Rejet du gouvernement eurosceptique par les citoyens
L’opinion des citoyens a été claire. La Roumanie rejette ce gouvernement eurosceptique et corrompu en faveur des valeurs européennes et démocratiques. Avec un taux d’affluence de 51,07%, un véritable succès par rapport au taux de 2014 qui n’avait atteint que le 32%, ce pays réaffirme son identité européenne et son attachement à l’Etat de droit, en démontrant d’avoir appris de son l’histoire après les longues années du régime totalitaire de Ceaușescu.
La forte participation des jeunes a été un facteur particulièrement déterminant dans la victoire des partis d’opposition, notamment pour l’alliance USR-PLUS, et dans le résultat du referendum, pour lequel a voté 41% des électeurs.

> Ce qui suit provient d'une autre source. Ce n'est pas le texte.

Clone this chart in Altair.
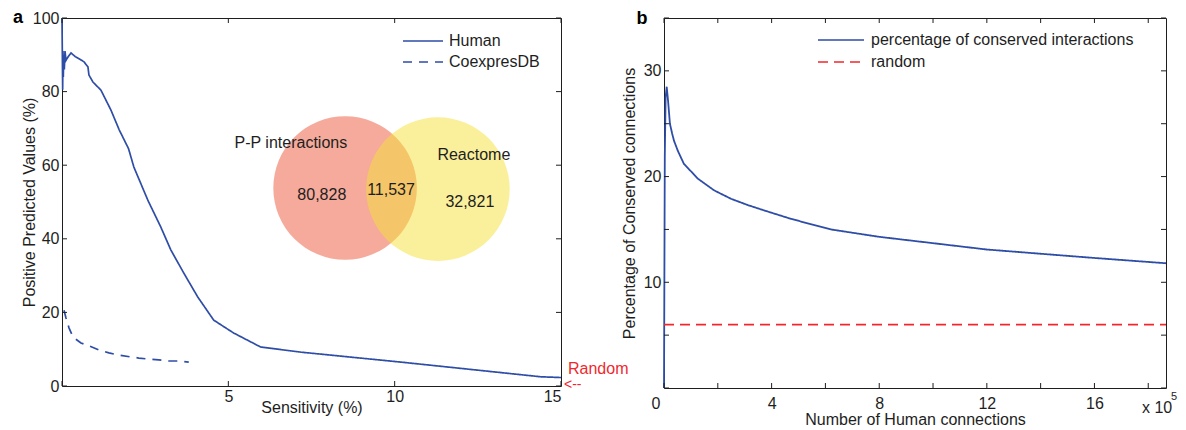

Le peuple roumain clairement a montré son opposition aux projets du gouvernement relativement au système judiciaire, avec 81% des voix « non » à la possibilité pour les politiciens corrompus de continuer de participer à la vie publique. Le jour suivant le vote, Liviu Dragnea, condamné à trois ans et demi de détention, a été conduit en prison.
Selon le chef de file du USR-PLUS, avec ce vote « la Roumanie est en train de renaitre ». Le futur du gouvernement est maintenant en jeu, notamment après que le Président l’a appelé à démissionner face la défaite, et les chances de Klaus Iohannis de remporter un deuxième mandat au moment des élections présidentielles de fin 2019 sont accrues. Après ce référendum et après la condamnation du leader du PSD, le Premier Ministre Viorica Dancila a déjà exprimé sa volonté de reculer par rapport à cette réforme controversée et de prendre ses distances de l’approche antidémocratique et populiste de Dragnea. On espère que ces élections européennes amèneront à une prise de conscience de la part du PSD de la nécessité d’abandonner son projet de réforme du système judiciaire et de se réaligner avec les valeurs européennes.